Unless, of course, you realize that Ahab’s angry at way more than Moby-Dick. He’s mad at himself for failing to kill him the first time—he sees it as a strike against his skill, and his manliness. And to be bested by what he thinks of as a dumb fish seems to him to be God mocking him and punishing him for sins he doesn’t understand. Ahab is a Quaker (as is his first mate, Starbuck), and his vengeful chase after Moby-Dick, to whom he has assigned very human characteristics, goes against the grain of the Quaker faith. In abandoning the basic principles of his faith, Ahab dooms his crew (spoiler alert: the Pequod ends up sinking) and himself. His final words before being drug under by his hoped-for victim indicate that he is well past thinking of the consequences, either on earth or in the afterlife, of his chosen path: “…to the last I grapple with thee; from hell’s heart I stab at thee; for hate’s sake I spit my last breath at thee.” He throws his last harpoon. Had he just left it alone, 28 of his crew members may not have died, and he could have gone home to his wife and young son.

And then there is Starbuck, Ahab’s antithesis, a young man firmly entrenched in his faith, who sees Ahab’s quest as not only madness, but immoral and lacking any sort of reason—if anything, Starbuck represents rationality here, while Ahab is certainly symbolic of what happens when you let your feelings run unfettered. Ahab has willingly lied to the crew he signs on until they are well out to sea—only then does he reveal that his mission is to hunt and kill Moby-Dick, and not just hunt whales for oil. Once he reveals this, Starbuck alone is against him, and as Ahab’s madness continues to spiral out of control, Starbuck is in a quandary—he recognizes that Ahab is likely to get them all killed, but he is also morally obligated to follow the captain’s orders—it’s part of the job. Just as Ahab tests himself against Moby-Dick and falls, Starbuck tests himself against Ahab and suffers the same fate—he briefly considers either arresting or shooting Ahab, but his religious beliefs won’t allow it. Ahab gives complete reign to his feelings and dies as a result. Starbuck does no such thing, and loses his life as well. The message there is part of the conflict—Reason or Feelings? In the end, neither matters, which takes the reader to the very core of this book–because if neither matters, then what does?  That’s one Big Question Melville asks–and really, given the outcome, he has no answer.

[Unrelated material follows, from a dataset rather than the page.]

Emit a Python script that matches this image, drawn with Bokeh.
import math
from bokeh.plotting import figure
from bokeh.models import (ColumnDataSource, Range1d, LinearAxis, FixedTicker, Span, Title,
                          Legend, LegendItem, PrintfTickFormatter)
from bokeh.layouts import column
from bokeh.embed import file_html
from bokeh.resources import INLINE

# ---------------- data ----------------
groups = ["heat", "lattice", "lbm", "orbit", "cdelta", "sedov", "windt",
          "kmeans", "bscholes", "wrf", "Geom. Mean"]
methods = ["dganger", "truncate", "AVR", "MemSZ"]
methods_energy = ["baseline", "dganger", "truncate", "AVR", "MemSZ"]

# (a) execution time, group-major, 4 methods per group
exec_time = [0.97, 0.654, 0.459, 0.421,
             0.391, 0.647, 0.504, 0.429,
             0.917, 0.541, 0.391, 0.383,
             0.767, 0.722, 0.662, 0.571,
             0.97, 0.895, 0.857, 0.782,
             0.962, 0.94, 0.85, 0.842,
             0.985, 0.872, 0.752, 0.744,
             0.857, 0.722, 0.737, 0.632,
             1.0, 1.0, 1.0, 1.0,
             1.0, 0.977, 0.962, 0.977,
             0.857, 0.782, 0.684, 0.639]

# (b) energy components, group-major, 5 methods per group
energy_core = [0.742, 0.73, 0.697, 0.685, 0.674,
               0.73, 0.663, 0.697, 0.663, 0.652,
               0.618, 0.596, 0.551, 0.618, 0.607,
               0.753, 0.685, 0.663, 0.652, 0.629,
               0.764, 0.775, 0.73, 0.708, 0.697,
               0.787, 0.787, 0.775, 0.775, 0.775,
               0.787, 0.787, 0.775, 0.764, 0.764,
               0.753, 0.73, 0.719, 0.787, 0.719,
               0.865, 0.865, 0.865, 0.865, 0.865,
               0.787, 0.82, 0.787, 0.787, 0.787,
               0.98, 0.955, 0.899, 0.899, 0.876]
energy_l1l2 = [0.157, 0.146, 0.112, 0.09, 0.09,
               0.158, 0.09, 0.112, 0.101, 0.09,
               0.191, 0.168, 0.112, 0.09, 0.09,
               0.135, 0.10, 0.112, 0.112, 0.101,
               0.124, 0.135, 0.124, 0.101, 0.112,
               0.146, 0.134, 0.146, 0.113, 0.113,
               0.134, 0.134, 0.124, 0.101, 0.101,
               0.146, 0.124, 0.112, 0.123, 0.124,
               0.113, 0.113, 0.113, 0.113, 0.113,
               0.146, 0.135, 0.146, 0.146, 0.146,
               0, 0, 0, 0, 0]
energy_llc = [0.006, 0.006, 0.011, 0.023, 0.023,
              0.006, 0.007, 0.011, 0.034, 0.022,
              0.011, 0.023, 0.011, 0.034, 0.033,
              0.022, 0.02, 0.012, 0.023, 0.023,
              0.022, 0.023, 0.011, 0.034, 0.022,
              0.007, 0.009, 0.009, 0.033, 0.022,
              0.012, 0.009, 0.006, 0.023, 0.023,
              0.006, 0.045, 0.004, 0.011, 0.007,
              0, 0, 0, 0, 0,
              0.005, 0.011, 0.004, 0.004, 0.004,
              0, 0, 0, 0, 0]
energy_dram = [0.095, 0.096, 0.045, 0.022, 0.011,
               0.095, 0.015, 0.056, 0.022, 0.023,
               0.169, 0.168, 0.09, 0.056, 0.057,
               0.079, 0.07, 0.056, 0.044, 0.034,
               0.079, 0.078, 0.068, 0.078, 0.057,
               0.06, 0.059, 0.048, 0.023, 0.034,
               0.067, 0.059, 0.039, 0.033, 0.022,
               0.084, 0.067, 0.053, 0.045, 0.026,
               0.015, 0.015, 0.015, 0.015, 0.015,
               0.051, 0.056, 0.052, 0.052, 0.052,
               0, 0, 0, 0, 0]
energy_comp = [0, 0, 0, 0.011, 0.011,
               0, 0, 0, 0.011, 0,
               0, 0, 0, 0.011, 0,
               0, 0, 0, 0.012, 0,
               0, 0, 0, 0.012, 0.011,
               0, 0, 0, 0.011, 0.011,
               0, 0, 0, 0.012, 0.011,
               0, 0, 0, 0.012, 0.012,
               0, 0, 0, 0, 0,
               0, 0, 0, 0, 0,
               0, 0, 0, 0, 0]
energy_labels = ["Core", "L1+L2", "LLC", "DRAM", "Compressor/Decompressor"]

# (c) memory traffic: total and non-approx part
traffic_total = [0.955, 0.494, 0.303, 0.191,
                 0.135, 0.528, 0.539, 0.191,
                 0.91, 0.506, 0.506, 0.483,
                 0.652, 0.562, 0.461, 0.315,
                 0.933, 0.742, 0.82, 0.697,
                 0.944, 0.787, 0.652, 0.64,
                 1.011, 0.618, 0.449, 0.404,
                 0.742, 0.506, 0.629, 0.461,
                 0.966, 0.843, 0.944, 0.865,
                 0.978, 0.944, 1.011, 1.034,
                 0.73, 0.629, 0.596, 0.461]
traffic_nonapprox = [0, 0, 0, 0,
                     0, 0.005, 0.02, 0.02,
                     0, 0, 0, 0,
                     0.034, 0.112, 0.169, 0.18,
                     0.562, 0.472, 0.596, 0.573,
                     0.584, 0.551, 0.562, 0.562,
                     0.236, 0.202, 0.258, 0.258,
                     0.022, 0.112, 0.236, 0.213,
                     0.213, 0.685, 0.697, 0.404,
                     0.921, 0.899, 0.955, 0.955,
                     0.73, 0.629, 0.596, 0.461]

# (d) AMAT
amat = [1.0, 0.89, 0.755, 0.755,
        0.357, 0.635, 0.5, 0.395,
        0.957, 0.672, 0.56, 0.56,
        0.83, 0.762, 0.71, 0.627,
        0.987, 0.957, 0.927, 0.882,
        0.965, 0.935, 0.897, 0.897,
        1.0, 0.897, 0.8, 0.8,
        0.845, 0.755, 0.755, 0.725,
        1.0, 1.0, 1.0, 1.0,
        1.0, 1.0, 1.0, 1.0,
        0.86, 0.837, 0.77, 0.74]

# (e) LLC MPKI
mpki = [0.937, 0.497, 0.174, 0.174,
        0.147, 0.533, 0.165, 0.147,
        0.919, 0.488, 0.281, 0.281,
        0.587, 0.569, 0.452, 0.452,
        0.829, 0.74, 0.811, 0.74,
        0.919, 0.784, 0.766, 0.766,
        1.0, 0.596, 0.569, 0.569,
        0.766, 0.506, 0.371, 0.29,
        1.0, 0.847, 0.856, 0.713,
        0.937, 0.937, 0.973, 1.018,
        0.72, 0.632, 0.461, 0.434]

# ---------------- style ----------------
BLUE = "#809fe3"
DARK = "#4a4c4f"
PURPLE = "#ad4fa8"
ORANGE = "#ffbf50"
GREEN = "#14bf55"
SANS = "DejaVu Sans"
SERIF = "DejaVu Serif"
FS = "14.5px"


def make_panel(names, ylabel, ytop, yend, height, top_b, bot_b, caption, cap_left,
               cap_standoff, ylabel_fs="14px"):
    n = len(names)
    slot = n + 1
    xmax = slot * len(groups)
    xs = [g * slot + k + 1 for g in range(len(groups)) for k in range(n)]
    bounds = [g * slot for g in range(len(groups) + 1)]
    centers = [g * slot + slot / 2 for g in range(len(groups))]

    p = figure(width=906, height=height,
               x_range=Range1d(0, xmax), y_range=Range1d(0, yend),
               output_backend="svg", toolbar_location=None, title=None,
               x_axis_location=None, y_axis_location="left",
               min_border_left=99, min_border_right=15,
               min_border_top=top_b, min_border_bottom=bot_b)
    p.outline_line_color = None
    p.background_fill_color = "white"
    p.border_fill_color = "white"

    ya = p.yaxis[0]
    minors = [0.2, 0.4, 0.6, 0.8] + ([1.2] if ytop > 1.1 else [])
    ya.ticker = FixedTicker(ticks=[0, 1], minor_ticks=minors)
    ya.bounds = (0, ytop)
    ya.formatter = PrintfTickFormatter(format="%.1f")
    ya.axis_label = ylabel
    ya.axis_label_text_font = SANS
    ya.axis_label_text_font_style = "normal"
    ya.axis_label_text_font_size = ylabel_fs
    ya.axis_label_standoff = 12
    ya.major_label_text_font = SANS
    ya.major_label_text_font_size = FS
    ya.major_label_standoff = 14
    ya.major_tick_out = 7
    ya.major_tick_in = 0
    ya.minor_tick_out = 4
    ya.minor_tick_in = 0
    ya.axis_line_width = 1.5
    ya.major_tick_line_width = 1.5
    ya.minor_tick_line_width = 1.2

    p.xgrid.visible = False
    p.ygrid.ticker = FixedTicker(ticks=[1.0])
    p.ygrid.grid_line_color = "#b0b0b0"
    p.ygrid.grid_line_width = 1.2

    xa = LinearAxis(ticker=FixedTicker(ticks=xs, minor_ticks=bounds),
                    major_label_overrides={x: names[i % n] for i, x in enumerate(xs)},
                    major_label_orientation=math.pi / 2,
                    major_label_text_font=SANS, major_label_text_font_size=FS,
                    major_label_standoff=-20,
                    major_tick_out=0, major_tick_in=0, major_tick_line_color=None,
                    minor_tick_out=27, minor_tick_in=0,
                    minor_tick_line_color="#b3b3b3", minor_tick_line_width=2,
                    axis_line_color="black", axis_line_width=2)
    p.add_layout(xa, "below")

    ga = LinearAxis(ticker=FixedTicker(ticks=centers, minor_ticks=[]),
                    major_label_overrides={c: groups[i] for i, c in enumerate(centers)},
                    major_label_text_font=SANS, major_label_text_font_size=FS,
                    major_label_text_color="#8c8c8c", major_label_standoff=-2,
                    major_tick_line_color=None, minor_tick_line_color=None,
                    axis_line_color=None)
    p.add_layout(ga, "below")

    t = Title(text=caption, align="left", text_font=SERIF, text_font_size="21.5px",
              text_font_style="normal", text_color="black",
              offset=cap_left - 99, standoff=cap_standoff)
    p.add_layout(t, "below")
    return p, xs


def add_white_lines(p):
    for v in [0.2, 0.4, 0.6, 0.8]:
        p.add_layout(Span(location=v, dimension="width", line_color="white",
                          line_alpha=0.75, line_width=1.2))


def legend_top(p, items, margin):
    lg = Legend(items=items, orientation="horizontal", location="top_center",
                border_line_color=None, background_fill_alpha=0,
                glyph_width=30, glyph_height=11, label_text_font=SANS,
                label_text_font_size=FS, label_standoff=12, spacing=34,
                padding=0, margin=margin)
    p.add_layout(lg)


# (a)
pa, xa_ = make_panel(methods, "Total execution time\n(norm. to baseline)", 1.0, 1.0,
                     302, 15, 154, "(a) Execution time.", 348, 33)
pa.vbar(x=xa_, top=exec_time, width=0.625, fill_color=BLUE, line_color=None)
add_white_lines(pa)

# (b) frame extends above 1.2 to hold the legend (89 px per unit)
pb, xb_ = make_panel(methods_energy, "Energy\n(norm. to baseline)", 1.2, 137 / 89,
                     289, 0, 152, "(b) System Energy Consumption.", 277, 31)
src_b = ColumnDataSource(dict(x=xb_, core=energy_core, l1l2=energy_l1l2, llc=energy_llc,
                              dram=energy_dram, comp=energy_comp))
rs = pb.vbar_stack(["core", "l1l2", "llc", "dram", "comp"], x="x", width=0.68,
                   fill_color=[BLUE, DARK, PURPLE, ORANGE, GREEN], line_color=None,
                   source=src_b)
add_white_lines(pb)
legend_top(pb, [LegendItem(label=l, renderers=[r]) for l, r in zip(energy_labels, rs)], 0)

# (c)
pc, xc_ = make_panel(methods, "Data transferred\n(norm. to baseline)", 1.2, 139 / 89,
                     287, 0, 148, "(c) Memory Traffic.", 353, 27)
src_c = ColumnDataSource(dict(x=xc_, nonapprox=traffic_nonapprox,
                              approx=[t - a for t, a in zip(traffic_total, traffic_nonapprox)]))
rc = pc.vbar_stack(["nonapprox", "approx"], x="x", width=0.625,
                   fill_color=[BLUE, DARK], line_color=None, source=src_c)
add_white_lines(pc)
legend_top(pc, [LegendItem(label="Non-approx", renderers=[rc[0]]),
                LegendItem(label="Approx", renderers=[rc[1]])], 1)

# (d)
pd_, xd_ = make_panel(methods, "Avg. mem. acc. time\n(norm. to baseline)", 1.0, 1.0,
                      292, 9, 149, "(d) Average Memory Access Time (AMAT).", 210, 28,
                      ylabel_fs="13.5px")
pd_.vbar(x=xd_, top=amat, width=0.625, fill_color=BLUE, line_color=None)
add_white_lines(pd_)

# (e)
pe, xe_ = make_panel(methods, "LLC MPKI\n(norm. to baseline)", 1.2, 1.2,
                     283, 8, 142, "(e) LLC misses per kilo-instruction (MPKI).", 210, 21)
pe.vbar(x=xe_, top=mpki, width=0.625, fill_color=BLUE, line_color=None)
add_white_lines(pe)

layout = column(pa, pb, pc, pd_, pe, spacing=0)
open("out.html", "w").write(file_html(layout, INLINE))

One of the other Big Questions this book asks is what the nature of God is, and if there even is a God. Ahab renounces the obligations of his faith to chase Moby-Dick and seek revenge, and gets himself killed for his trouble. Starbuck clings to his faith like, well, like a barnacle on a whale, and gets himself killed for his trouble as well. At the time it was written, this was a very daring theme to explore, and the fact that everybody dies (except Ishmael) seems to suggest that it doesn’t matter whether you believe in God or not. Unless you want to go down the “Moby-Dick is a symbol for God” road (and a lot of people do go there), in which case, given the destruction left in his wake, yikes. Vengeful indeed. But I’m not one of those people who assigns him that role. I think Moby-Dick is symbolic of something completely different to every person on that ship—to Ahab, he’s evil incarnate; to Queequeg, he’s a challenge; to Starbuck, he’s Godlike and not to be messed with; to Ishmael, he’s a sense of wonder and adventure.  To the Reader, he is E–all of the above.

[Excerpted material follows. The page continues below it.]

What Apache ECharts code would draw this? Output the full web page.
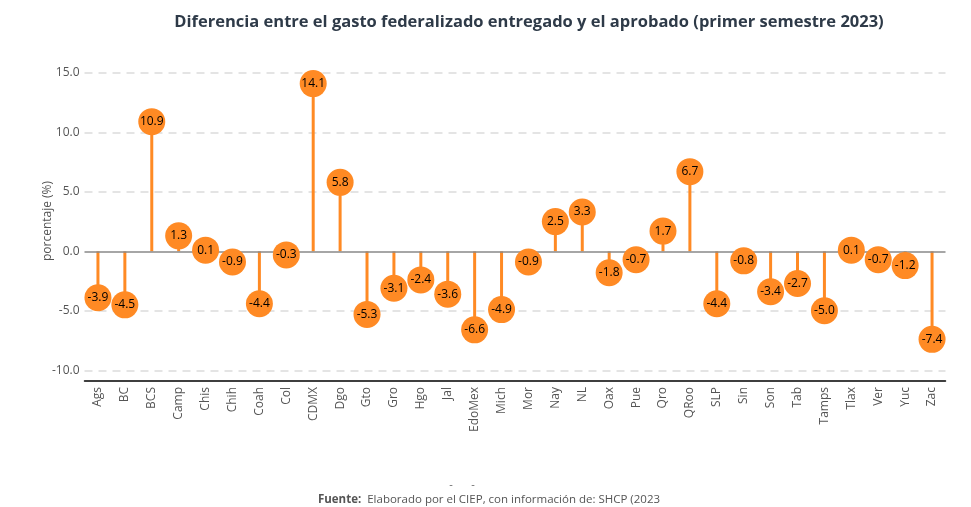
<!DOCTYPE html>
<html>
<head>
<meta charset="utf-8">
<script src="https://cdn.jsdelivr.net/npm/echarts@6/dist/echarts.min.js"></script>
<style>
html,body{margin:0;padding:0;background:#fff;}
#c{width:971px;height:507px;}
</style>
</head>
<body>
<div id="c"></div>
<script>
const categories = ["Ags","BC","BCS","Camp","Chis","Chih","Coah","Col","CDMX","Dgo","Gto","Gro","Hgo","Jal","EdoMex","Mich","Mor","Nay","NL","Oax","Pue","Qro","QRoo","SLP","Sin","Son","Tab","Tamps","Tlax","Ver","Yuc","Zac"];
const values = [-3.9,-4.5,10.9,1.3,0.1,-0.9,-4.4,-0.3,14.1,5.8,-5.3,-3.1,-2.4,-3.6,-6.6,-4.9,-0.9,2.5,3.3,-1.8,-0.7,1.7,6.7,-4.4,-0.8,-3.4,-2.7,-5.0,0.1,-0.7,-1.2,-7.4];
const yTicks = [-10, -5, 0, 5, 10, 15];

const ORANGE = '#FF8A24';
const FONT = '"Open Sans", "Noto Sans", sans-serif';
const chart = echarts.init(document.getElementById('c'), null, {renderer: 'canvas'});
chart.setOption({
  animation: false,
  textStyle: {fontFamily: FONT},
  title: [{
    text: 'Diferencia entre el gasto federalizado entregado y el aprobado (primer semestre 2023)',
    left: 524, top: 9, textAlign: 'center',
    textStyle: {fontSize: 16.5, fontWeight: 'bold', color: '#2E3A48', fontFamily: FONT}
  }, {
    text: '{b|Fuente:}  Elaborado por el CIEP, con información de: SHCP (2023',
    left: 484, top: 489, textAlign: 'center',
    textStyle: {fontSize: 11.5, fontWeight: 'normal', color: '#555', fontFamily: FONT,
      rich: {b: {fontWeight: 'bold', fontSize: 11.5, color: '#555', fontFamily: FONT}}}
  }, {
    text: '-',
    left: 446, top: 474, textAlign: 'center',
    textStyle: {fontSize: 11, fontWeight: 'normal', color: '#666', fontFamily: FONT}
  }, {
    text: '-',
    left: 468, top: 474, textAlign: 'center',
    textStyle: {fontSize: 11, fontWeight: 'normal', color: '#666', fontFamily: FONT}
  }],
  grid: {left: 84.5, right: 25.5, top: 61, bottom: 126},
  xAxis: {
    type: 'category',
    data: categories,
    axisLine: {onZero: false, lineStyle: {color: '#000', width: 1.5}},
    axisTick: {inside: true, length: 4, alignWithLabel: true, lineStyle: {color: '#666'}},
    axisLabel: {rotate: 90, color: '#555', fontSize: 12, margin: 6, fontFamily: FONT}
  },
  yAxis: {
    type: 'value',
    min: -10.9, max: 16,
    name: 'porcentaje (%)',
    nameLocation: 'middle',
    nameGap: 31,
    nameMoveOverlap: false,
    nameTextStyle: {color: '#555', fontSize: 12, fontFamily: FONT},
    axisLine: {show: false},
    axisTick: {show: false},
    axisLabel: {color: '#555', fontSize: 12, fontFamily: FONT, margin: 5,
      customValues: yTicks,
      formatter: function (v) { return Number(v).toFixed(1); }},
    splitLine: {show: false}
  },
  series: [{
    type: 'bar',
    data: values,
    barWidth: 3,
    itemStyle: {color: ORANGE},
    z: 3,
    markLine: {
      silent: true, symbol: 'none', label: {show: false},
      lineStyle: {color: '#dcdcdc', type: [8, 6], width: 1.5},
      data: yTicks.filter(function (v) { return v !== 0; }).map(function (v) { return {yAxis: v}; }),
      z: 1
    }
  }, {
    type: 'line',
    data: [],
    markLine: {
      silent: true, symbol: 'none', label: {show: false},
      lineStyle: {color: '#888', type: 'solid', width: 1.5},
      data: [{yAxis: 0}]
    },
    z: 2
  }, {
    type: 'scatter',
    data: values,
    symbolSize: 27,
    itemStyle: {color: ORANGE, opacity: 1},
    label: {show: true, position: 'inside', color: '#000', fontSize: 12, fontFamily: FONT,
      formatter: function (p) { return p.value.toFixed(1); }},
    z: 5
  }]
});
</script>
</body>
</html>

I have to admit that all the cetology stuff isn’t all that interesting—Melville really wanted to present an authentic view of an American industry (whaling) that he was familiar with, though, and so all the stuff about blubber and whale sperm is there. When I look over the book these days, I tend to skip all that, to be honest. Even I have my limits. I understand why it’s there. I’m just not interested.

But I do like the story. I like the questions it poses about God, and about Faith, and about the place of Reason and Feelings in a universe where we can’t control every single thing.  I like that it is about Big Thinky Things while it wallows in little details.

Marvel graphic novel adaptation, Volume 1

Marvel graphic novel adaptation, Volume 1

For those who feel unequal to the task of plowing through whale blubber and Melville’s old-fashioned prose, but who’d like to get a sense of the story, there are numerous graphic novel adaptations, including this one by marvel.  There are 6 volumes to it–but hey, it’s a long book.

Or, for something different, there’s this, a rendering of each page of the novel via modern art. I’ve seen this book, and the artwork in it is stupendous.

Most interesting of all is this site, where, for people who like to listen to books, you can download a chapter a day of Moby-Dick read by some really awesome people, including Tilda Swinton, Stephen Fry, Benedict Cumberbatch (of PBS’ Sherlock, and picture me swooning because I’m totally in love with him), and author China Mieville.  And Melville read out loud is a whole different Melville.  Even I can admit that it’s tough to get into the denseness of his prose, but listening to him read out loud removes much of that burden.  And a tip of the hat to my friend Peg, who pointed the Moby-Dick Big Read site out to me.

Or you could dig out the old Classic Comics version. It’s pretty good. In any event, I don’t suppose I’m going to convert a single person who’s made it all the way to this point in this post to my thinking that Moby-Dick deserves its place in the Western canon and is worth reading even today. But I do love this book. Truly.